5-4. 従業員が副業しているケースがある
従業員が副業をしている場合、定額減税にかかる事務処理は主たる給与等の支払者がおこないます。副業先が主たる給与等の支払者に該当しない場合、自社で定額減税に伴う処理を行う必要はありません。
しかし、主たる給与支払者である場合、副業分の所得も含めた全体の所得を考慮して、適切な減税を実施することが求められます。これにより、従業員が適切な減税措置を受けられるようにします。
副業している従業員がいる場合は、自社が主たる給与支払い者に該当しているのかどうか、している場合は適正な処理ができているか十分に確認しなければなりません。
6. 定額減税の給与計算後に対応しておくべきこと
6-1. 帳簿(各人別控除事績簿)を作成する
定額減税適用状況を従業員ごとに管理するため、「各人別控除事績簿」を作成します。この帳簿には、従業員の氏名や社員番号、扶養親族の有無、給与以外の所得情報等を記載し、毎月の実際の控除額を記録します。これにより、個々の状況を一目で把握でき、年末調整時の基礎資料としても活用できます。帳簿の適切な管理と更新が、給与計算業務の精度向上に寄与します。
6-2. 定額減税後に住民税を徴収する
給与計算の際に定額減税に対応したあと、住民税を正しく徴収しなければなりません。通常、住民税は普通徴収か特別徴収のどちらかの方法で徴収されますが、定額減税後の徴収においては、通常と対応方法が異なりますので注意が必要です。
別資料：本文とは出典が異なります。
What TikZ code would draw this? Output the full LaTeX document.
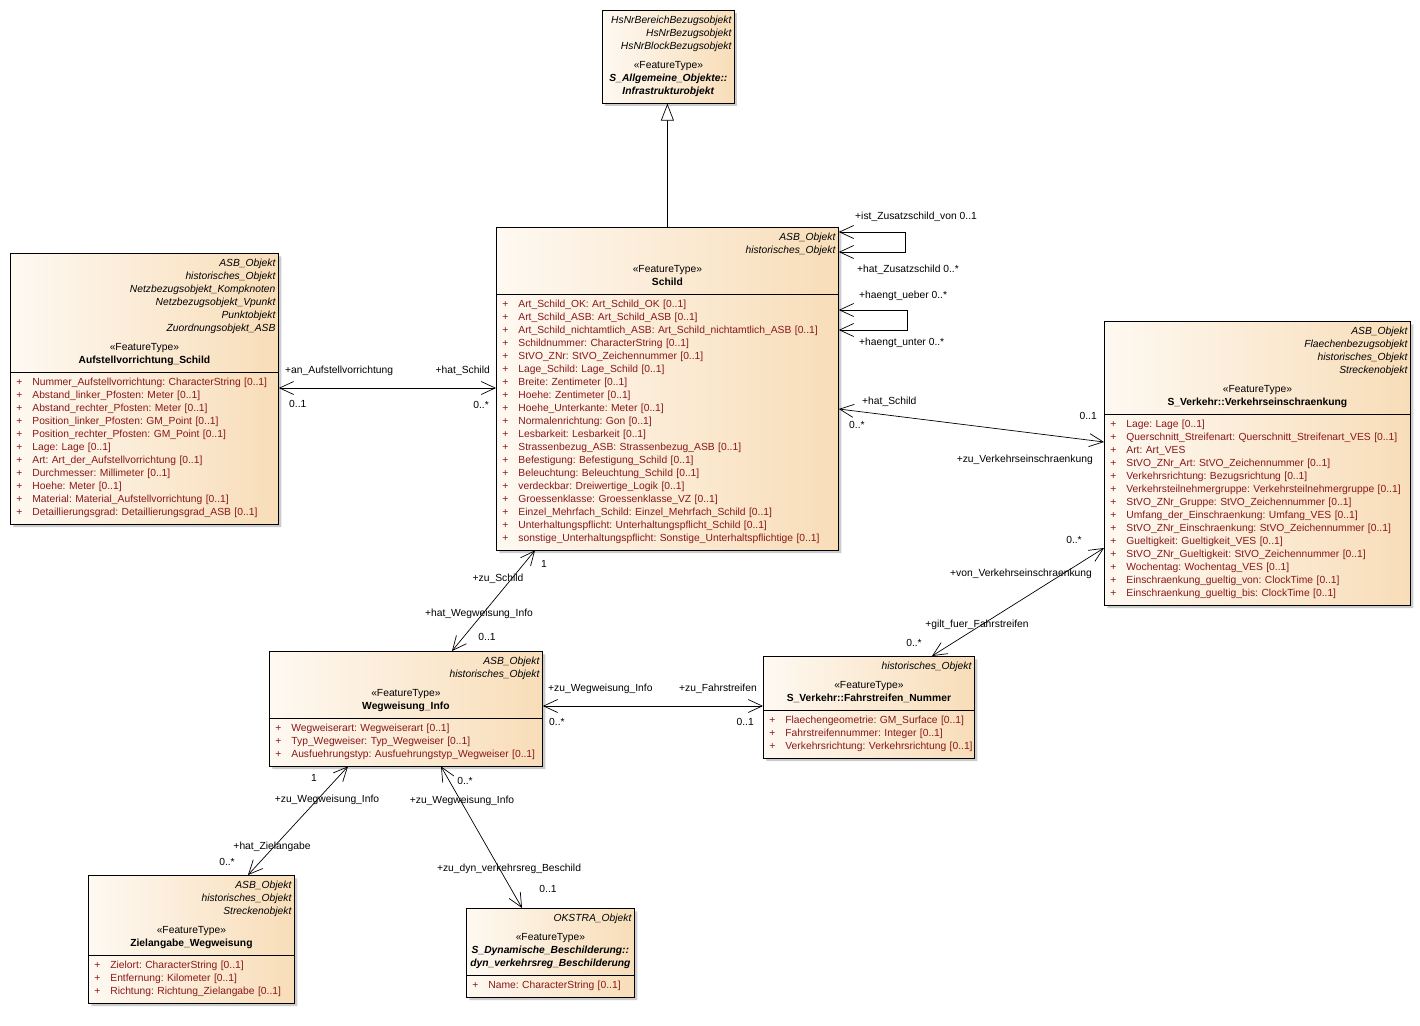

まず特別徴収では、令和6年6月分は徴収しないこととなっており、定額減税後の年税額を11カ月(令和6年7月分~令和7年5月分)で平均した税額を徴収します。
一方で普通徴収であれば、定額減税前の年税額をもとに算出した令和6年月分の税額から控除をおこないます。このとき、令和6年月分から控除しきれない場合は、これよりあとの令和6年8月分以降の税額から続いて控除し徴収していくことになります。
7. 定額減税の対象者や減税額を理解して適切に給与計算を実施しよう
本記事では、定額減税の対象者や減税額を解説しました。住民税・所得税の定額減税のやり方や、給与計算担当者が注意するべきポイントも紹介しています。
定額減税を適切に実施したいなら、従業員の扶養家族の把握は欠かせません。定額減税の対象者や減税額を理解したら、従業員の家族に対象者がどれだけいるかを確認することからはじめてみましょう。